The machine has a three-position switch, marked OFF ON M. The function keys are: (red keys) AC, C, (gray keys) MR, sq. root, M-=, divide, X, -, +, M+=, and a right- arrow. The numeric keys and decimal point are white. It uses standard algebraic logic. The AC key clears the machine, pending operations, and memory. The C key, if pressed once, clears the last number entered, if pressed twice, clears the machine but not the memory. An interesting characteristic of the machine during calculations is that it does not blank or freeze its display - the digit segments spin around. In the case of square root, this is easily visible because the calculation takes almost a full second.

Memory is controlled by a combination of the switch position and the MR, M-=, and M+= keys. When the switch is set to M, the machine adds/ subtracts from memory the result of a calculation ended by the M+= or M-= key. The MR key recalls the current memory value to the display for further use. If the switch is set to the ON position, the M+= and M-= keys simply act as an = key, and no change is made to the memory. Any value that was in memory when the switch was moved from M to ON remains in memory for use unless the AC key is pressed.

Like many other of the Sperry-Remington and some of the Casio models, this calculator has the capability to display 16-digit answers, using the right-arrow key. If a problem is entered that overflows the 8-digits of the display, the decimal point disappears, with the upper 8 significant digits of the answer displayed. Pressing the right- arrow key reveals the lower 8 significant digits including the proper decimal point position. The answer cannot be used in subsequent calculations, however, because the machine locks up and the AC key must be used to clear the overflow condition. In the case of a negative number, only seven significant digits are displayed, with the leftmost digit used for the minus sign.

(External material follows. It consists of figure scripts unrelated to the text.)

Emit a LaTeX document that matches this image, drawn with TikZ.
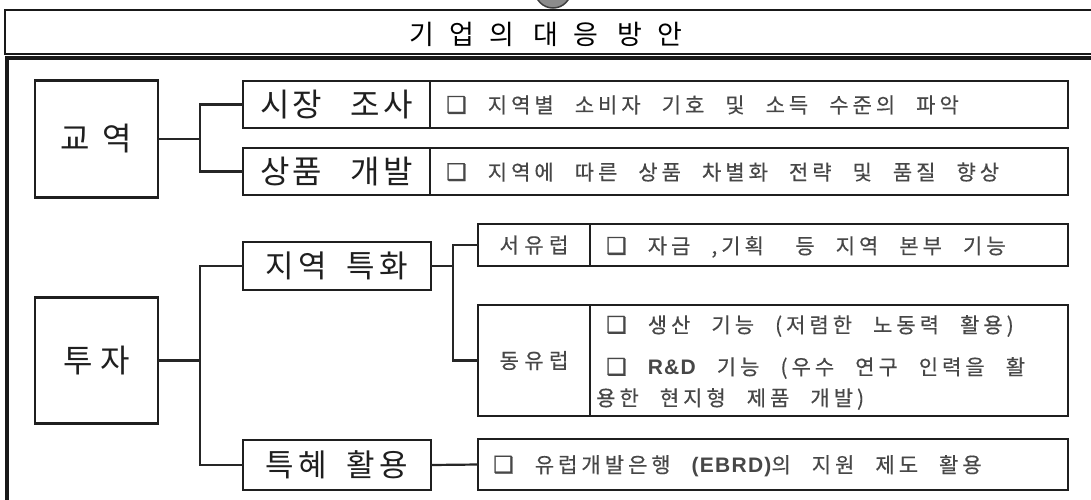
\documentclass[tikz,border=0pt]{standalone}
\usepackage{fontspec}
\newfontfamily\kr{Noto Sans CJK KR}
\newfontfamily\krA[LetterSpace=9]{Noto Sans CJK KR}
\newfontfamily\krB[LetterSpace=15]{Noto Sans CJK KR}
\newfontfamily\krS[LetterSpace=26,FakeBold=0.4]{Noto Sans CJK KR}
\newfontfamily\krD[LetterSpace=19,FakeBold=0.4]{Noto Sans CJK KR}
\newfontfamily\krT[LetterSpace=56]{Noto Sans CJK KR}
\newfontfamily\dvs[FakeBold=1.2]{DejaVu Sans}
\newfontfamily\latn[LetterSpace=6]{Liberation Sans}
\newcommand\ckbox{{\dvs\fontsize{23}{23}\selectfont ❑}}
\newcommand\wsp[1]{\hspace{#1em}}
\newcommand\dw{\hspace{1.0em}}
\begin{document}
\begin{tikzpicture}[x=1pt,y=-1pt,
  bx/.style={draw=black!88, line width=2.6pt, inner sep=0pt, outer sep=0pt, rectangle},
  conn/.style={draw=black!85, line width=2.2pt},
  labA/.style={font=\krA\fontsize{32}{32}\selectfont, text=black!88},
  labB/.style={font=\krB\fontsize{31}{31}\selectfont, text=black!88},
  labC/.style={font=\kr\fontsize{32}{32}\selectfont, text=black!88},
  sub/.style={font=\krS\fontsize{21}{21}\selectfont, text=black!72},
  dsc/.style={font=\krD\fontsize{21}{21}\selectfont, text=black!72, anchor=west, inner sep=0pt},
  ttl/.style={font=\krT\fontsize{27}{27}\selectfont, text=black}
]
\useasboundingbox (0,0) rectangle (1091,499);
\clip (0,0) rectangle (1091,499);
\fill[white] (0,0) rectangle (1091,499);

% partial logo at top
\draw[fill=black!45, draw=black!75, line width=1.5pt] (553,-10) circle (18);

% title frame
\draw[line width=2.6pt, black!90] (1100,10) -- (5,10) -- (5,54) -- (1100,54);
\draw[line width=3.8pt, black!90] (1100,58) -- (7,58) -- (7,510);
\node[ttl] (title) at (546,34) {기업의\wsp{0.7}대응\wsp{0.7}방안};

% trade
\node[bx, minimum width=123pt, minimum height=117pt, labC] (jg) at (96.5,139) {교\wsp{0.4}역};
\node[bx, minimum width=187pt, minimum height=47pt, labA] (sj) at (336.5,104.5) {시장\wsp{0.9}조사};
\node[bx, minimum width=638pt, minimum height=47pt] (d1) at (749,104.5) {};
\node[bx, minimum width=187pt, minimum height=47pt, labA] (sp) at (336.5,171.5) {상품\wsp{0.9}개발};
\node[bx, minimum width=638pt, minimum height=47pt] (d2) at (749,171.5) {};
\node[dsc] (t1) at (446,105) {\ckbox\dw 지역별\dw 소비자\dw 기호\dw 및\dw 소득\dw 수준의\dw 파악};
\node[dsc] (t2) at (446,172) {\ckbox\dw 지역에\dw 따른\dw 상품\dw 차별화\dw 전략\dw 및\dw 품질\dw 향상};

% investment
\node[bx, minimum width=123pt, minimum height=126pt, labC] (tj) at (96.5,360.5) {투\wsp{0.22}자};
\node[bx, minimum width=188pt, minimum height=48pt, labB] (jt) at (337,266) {지역\wsp{0.62}특화};
\node[bx, minimum width=188pt, minimum height=50pt, labB] (th) at (337,465) {특혜\wsp{0.62}활용};

\node[bx, minimum width=112pt, minimum height=42pt, sub] (seo) at (534,245) {서유럽};
\node[bx, minimum width=478pt, minimum height=42pt] (seod) at (829,245) {};
\node[dsc] (t3) at (606,247) {\ckbox\dw 자금\dw ,기획\dw\wsp{0.5}등\dw 지역\dw 본부\dw 기능};

\node[bx, minimum width=112pt, minimum height=111pt, sub] (dong) at (534,360.5) {동유럽};
\node[bx, minimum width=478pt, minimum height=111pt] (dongd) at (829,360.5) {};
\node[dsc] (t4) at (606,326) {\ckbox\dw 생산\dw 기능\dw (저렴한\dw 노동력\dw 활용)};
\node[dsc] (t5) at (606,368) {\ckbox\dw {\latn\bfseries R\&D}\dw 기능\dw (우수\dw 연구\dw 인력을\dw 활};
\node[dsc] (t6) at (596,399) {용한\dw 현지형\dw 제품\dw 개발)};

\node[bx, minimum width=590pt, minimum height=51pt] (d5) at (773,464.5) {};
\node[dsc] (t7) at (493,466) {\ckbox\dw 유럽개발은행\dw {\latn\bfseries (EBRD)}의\dw 지원\dw 제도\dw 활용};

% connectors
\coordinate (ja) at (200,139);
\coordinate (jb) at (200,360.5);
\coordinate (jc) at (453,266);
\draw[conn] (jg.east) -- (ja);
\draw[conn] (sj.west) -| (ja) |- (sp.west);
\draw[conn] (tj.east) -- (jb);
\draw[conn] (jt.west) -| (jb) |- (th.west);
\draw[conn] (jt.east) -- (jc);
\draw[conn] (seo.west) -| (jc) |- (dong.west);
\draw[conn] (th.east) -- (d5.west);
\end{tikzpicture}
\end{document}
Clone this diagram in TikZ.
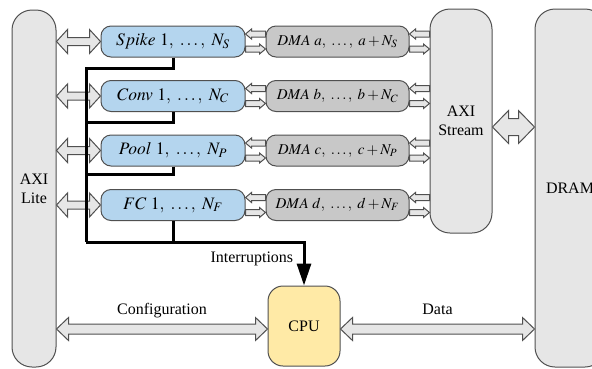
\documentclass[tikz,border=0pt]{standalone}
\usepackage{mathptmx}
\usepackage{fontspec}
\setmainfont{Liberation Serif}
\usetikzlibrary{positioning,calc,arrows.meta}

\definecolor{edge}{RGB}{80,80,80}
\definecolor{boxgray}{RGB}{230,230,230}
\definecolor{accblue}{RGB}{180,213,238}
\definecolor{dmagray}{RGB}{200,200,200}
\definecolor{cpuyellow}{RGB}{255,234,166}

\newcommand{\fatdouble}[5]{%
  \draw[fat] let \p1=(#1), \p2=(#2) in
    (\x1,\y1) -- (\x1+#3,\y1+#4) -- (\x1+#3,\y1+#5) -- (\x2-#3,\y1+#5) -- (\x2-#3,\y1+#4)
    -- (\x2,\y1) -- (\x2-#3,\y1-#4) -- (\x2-#3,\y1-#5) -- (\x1+#3,\y1-#5) -- (\x1+#3,\y1-#4) -- cycle;}
\newcommand{\fatsingle}[5]{%
  \draw[fat] let \p1=(#1), \p2=(#2), \n1={\x2-#3} in
    (\x1,\y1+#5) -- (\n1,\y1+#5) -- (\n1,\y1+#4) -- (\x2,\y1)
    -- (\n1,\y1-#4) -- (\n1,\y1-#5) -- (\x1,\y1-#5) -- cycle;}

\begin{document}
\begin{tikzpicture}[x=1pt, y=-1pt, font=\fontsize{16}{19}\selectfont,
    node distance=22.5pt and 20pt,
    base/.style={draw=edge, line width=1pt},
    acc/.style={base, fill=accblue, rounded corners=10pt, minimum width=144pt, minimum height=31pt, inner sep=0pt, font=\fontsize{17.5}{20}\selectfont},
    dma/.style={base, fill=dmagray, rounded corners=10pt, minimum width=143pt, minimum height=31pt, inner sep=0pt, font=\fontsize{15}{17}\selectfont},
    bus/.style={base, fill=boxgray, rounded corners=20pt, align=center, inner sep=0pt},
    fat/.style={draw=edge, fill=boxgray, line width=1pt, line join=miter},
    irq/.style={line width=3pt, line join=miter}]
    \useasboundingbox (0,0) rectangle (592,368);
    \clip (0,0) rectangle (592,368);

    \node[bus, minimum width=44pt, minimum height=357pt] (lite) at (34,188.5) {AXI\\Lite};
    \node[acc] (spike) at (173,41.5) {$Spike\ 1,\ \ldots,\ N_S$};
    \node[acc, below=of spike] (conv) {$Conv\ 1,\ \ldots,\ N_C$};
    \node[acc, below=of conv] (pool) {$Pool\ 1,\ \ldots,\ N_P$};
    \node[acc, below=of pool] (fc) {$FC\ 1,\ \ldots,\ N_F$};
    \node[dma, right=of spike] (dmaS) {$DMA\ a,\ \ldots,\ a+N_S$};
    \node[dma, right=of conv] (dmaC) {$DMA\ b,\ \ldots,\ b+N_C$};
    \node[dma, right=of pool] (dmaP) {$DMA\ c,\ \ldots,\ c+N_P$};
    \node[dma, right=of fc] (dmaF) {$DMA\ d,\ \ldots,\ d+N_F$};
    \node[bus, minimum width=62pt, minimum height=224pt] (stream) at (461,121) {AXI\\Stream};
    \node[bus, minimum width=70pt, minimum height=358pt] (dram) at (570,188) {DRAM};
    \node[base, fill=cpuyellow, rounded corners=15pt, minimum width=72pt, minimum height=80pt] (cpu) at (304,326) {CPU};

    \foreach \acc/\dm in {spike/dmaS, conv/dmaC, pool/dmaP, fc/dmaF} {
        \fatdouble{lite.east |- \acc.west}{\acc.west}{11pt}{12pt}{4pt}
        \fatsingle{$(\dm.west)+(0,-7.5)$}{$(\acc.east)+(0,-7.5)$}{-6pt}{5pt}{3pt}
        \fatsingle{$(\acc.east)+(0,7.5)$}{$(\dm.west)+(0,7.5)$}{6pt}{5pt}{3pt}
        \fatsingle{$(stream.west |- \dm.east)+(0,-7.5)$}{$(\dm.east)+(0,-7.5)$}{-6pt}{5pt}{3pt}
        \fatsingle{$(\dm.east)+(0,7.5)$}{$(stream.west |- \dm.east)+(0,7.5)$}{6pt}{5pt}{3pt}
    }
    \fatdouble{$(stream.east)+(0,6)$}{$(dram.west |- stream.east)+(0,6)$}{16pt}{16.5pt}{8.5pt}
    \fatdouble{$(lite.east |- cpu.west)+(0,3)$}{$(cpu.west)+(0,3)$}{12pt}{11.5pt}{5pt}
    \fatdouble{$(cpu.east)+(0,3)$}{$(dram.west |- cpu.east)+(0,3)$}{12pt}{11.5pt}{5pt}

    \node[anchor=base] (cfg) at ($(lite.east |- cpu.west)!0.5!(cpu.west)+(0,-12)$) {Configuration};
    \node[anchor=base] (data) at ($(cpu.east)!0.5!(dram.west |- cpu.east)+(0,-12)$) {Data};

    \coordinate (busBot) at (86,242);
    \draw[irq] (spike.south) -- ++(0,11) -| (busBot);
    \draw[irq] (conv.south) -- ++(0,10) -| (busBot);
    \draw[irq] (pool.south) -- ++(0,8) -| (busBot);
    \draw[irq] (fc.south) -- (fc.south |- busBot);
    \draw[irq, -{Triangle[length=22pt, width=14pt]}] (busBot) -| node[pos=0.5, below left, xshift=-6pt, yshift=-5pt] (irqlbl) {Interruptions} (cpu.north);
\end{tikzpicture}
\end{document}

It appears to me that this calculator was built for Sperry Remington by Casio. One similar characteristic between this machine and a number of Casio machines is that the number "0" is displayed using only the lower four segments of the seven-segment display. This has the unusual effect of having the height of numbers appear differently across the display. Secondly, the design of the keys appears to be the same of the Casio Mini.